Здесь Суровцев не только задает вопросы, но и утверждает, что Чалмаев со страниц «Молодой гвардии» проповедует асоциальные взгляды, с чем согласиться никак невозможно хотя бы потому, что сам Суровцев в начале своей статьи намерения Чалмаева признает похвальными. «Автор справедливо говорит о вредности моды на абстрактно-всеобщий «модерн» (одно это уже может снять обвинение в «проповеди асоциального». – А. Л.), справедливо предупреждает о вредности настроений эгоистического славолюбия, имеющихся и в нашей, литературной, среде. Наконец, есть у В. Чалмаева и верная, особенно важная сегодня, мысль о необходимости быть бескомпромиссными в идеологической борьбе», все это пишет Суровцев.
Если мы признаем статью Чалмаева неубедительной, если мы откажем автору в глубине социального анализа, но признаем похвальными его намерения, то возражения наши в таком случае должен вызывать метод критика, но никак не цель.
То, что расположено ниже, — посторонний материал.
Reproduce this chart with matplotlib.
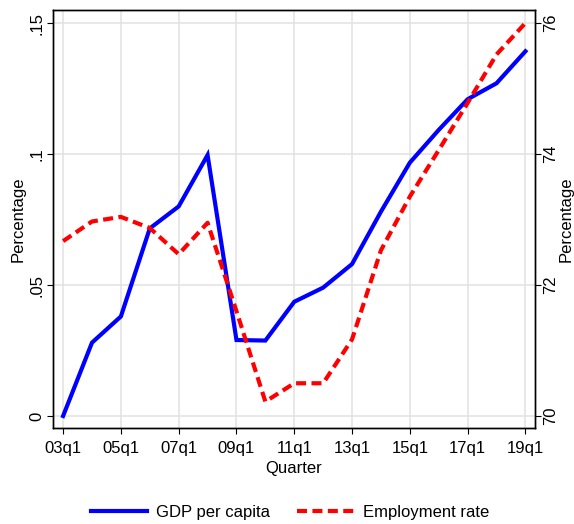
import matplotlib
matplotlib.use('Agg')
import matplotlib.pyplot as plt

plt.rcParams['font.family'] = ['Liberation Sans', 'DejaVu Sans']
plt.rcParams['font.size'] = 12

# annual observations, plotted at q1 of each year
years = list(range(2003, 2020))
gdp_pc = [0.0, 0.028, 0.038, 0.0716, 0.080, 0.0996, 0.029, 0.0288, 0.0436,
          0.049, 0.058, 0.078, 0.0967, 0.1092, 0.1209, 0.127, 0.1392]
emp_rate = [72.67, 72.97, 73.04, 72.87, 72.47, 72.95, 71.6, 70.22, 70.5,
            70.5, 71.17, 72.53, 73.35, 74.06, 74.78, 75.52, 76.0]

xticks = list(range(2003, 2020, 2))
xticklabels = ['03q1', '05q1', '07q1', '09q1', '11q1', '13q1', '15q1', '17q1', '19q1']
left_ticks = [0, 0.05, 0.1, 0.15]
left_labels = ['0', '.05', '.1', '.15']
right_ticks = [70, 72, 74, 76]
right_labels = ['70', '72', '74', '76']

fig = plt.figure(figsize=(5.74, 5.24), dpi=100)
ax = fig.add_axes([0.0923, 0.1832, 0.8397, 0.7977])
ax2 = ax.twinx()

l1, = ax.plot(years, gdp_pc, color='#0000ff', lw=3, solid_joinstyle='miter',
              label='GDP per capita')
l2, = ax2.plot(years, emp_rate, color='#ff0000', lw=3, dashes=(2.4, 1.3),
               label='Employment rate')

ax.set_xlim(2003 - 0.35, 2019 + 0.33)
ax.set_ylim(-0.00458, 0.15496)
ax2.set_ylim(70 - 0.00458 * 40, 70 + 0.15496 * 40)

ax.set_xticks(xticks)
ax.set_xticklabels(xticklabels)
ax.set_yticks(left_ticks)
ax.set_yticklabels(left_labels, rotation=90, va='center')
ax2.set_yticks(right_ticks)
ax2.set_yticklabels(right_labels, rotation=90, va='center')

ax.grid(True, color='#e1e1e1', lw=1.1)
ax.set_axisbelow(True)
for a in (ax, ax2):
    a.tick_params(direction='out', length=4, width=0.8, color='black', pad=2)
    for s in a.spines.values():
        s.set_color('black')
        s.set_linewidth(1.0)
ax.tick_params(axis='x', pad=5)

ax.set_xlabel('Quarter', labelpad=4)
ax.set_ylabel('Percentage', labelpad=3)
ax2.set_ylabel('Percentage', labelpad=0)

fig.legend(handles=[l1, l2], loc='center', bbox_to_anchor=(0.505, 0.022),
           ncol=2, frameon=False, handlelength=3.4, handletextpad=0.55,
           columnspacing=1.6)

fig.savefig('out.png', dpi=100)
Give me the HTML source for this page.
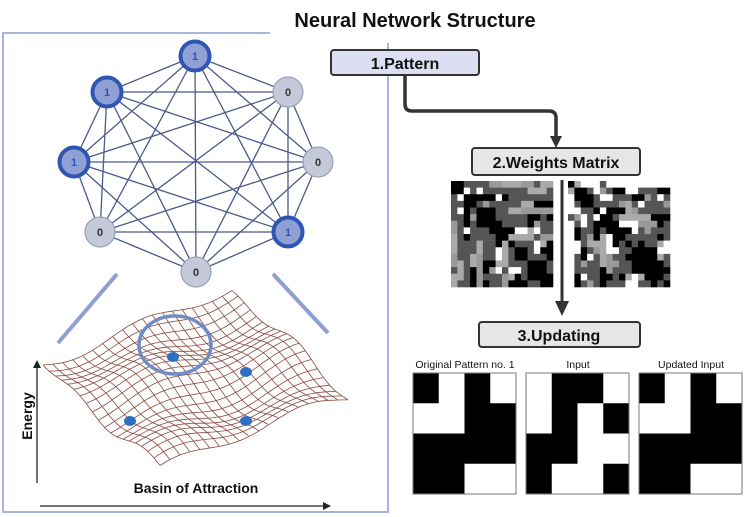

Спрашивается, оправданно ли цитирует критик в своей статье К. Леонтьева? По-моему, так, как он это делает, нет. И дело тут не только в фигуре самого К. Леонтьева, а в том, что имя его ничего не говорит молодежному читателю, который, прочитав чалмаевскую «Неизбежность», наверняка составит о нем ошибочное мнение. Тут необходимо было внятно сказать о религиозно-философской позиции К. Леонтьева и никак уж не зачислять его в друзья Льва Толстого, потому как последнее противоречит исторической истине. Правда, некоторые пытаются утверждать, что В. Чалмаев просто спутал Константина Николаевича Леонтьева с Борисом Николаевичем Леонтьевым… А с кем тогда спутал Чалмаев Чаадаева, сказав, что К. Леонтьев – это «Чаадаев 60—80-х годов»?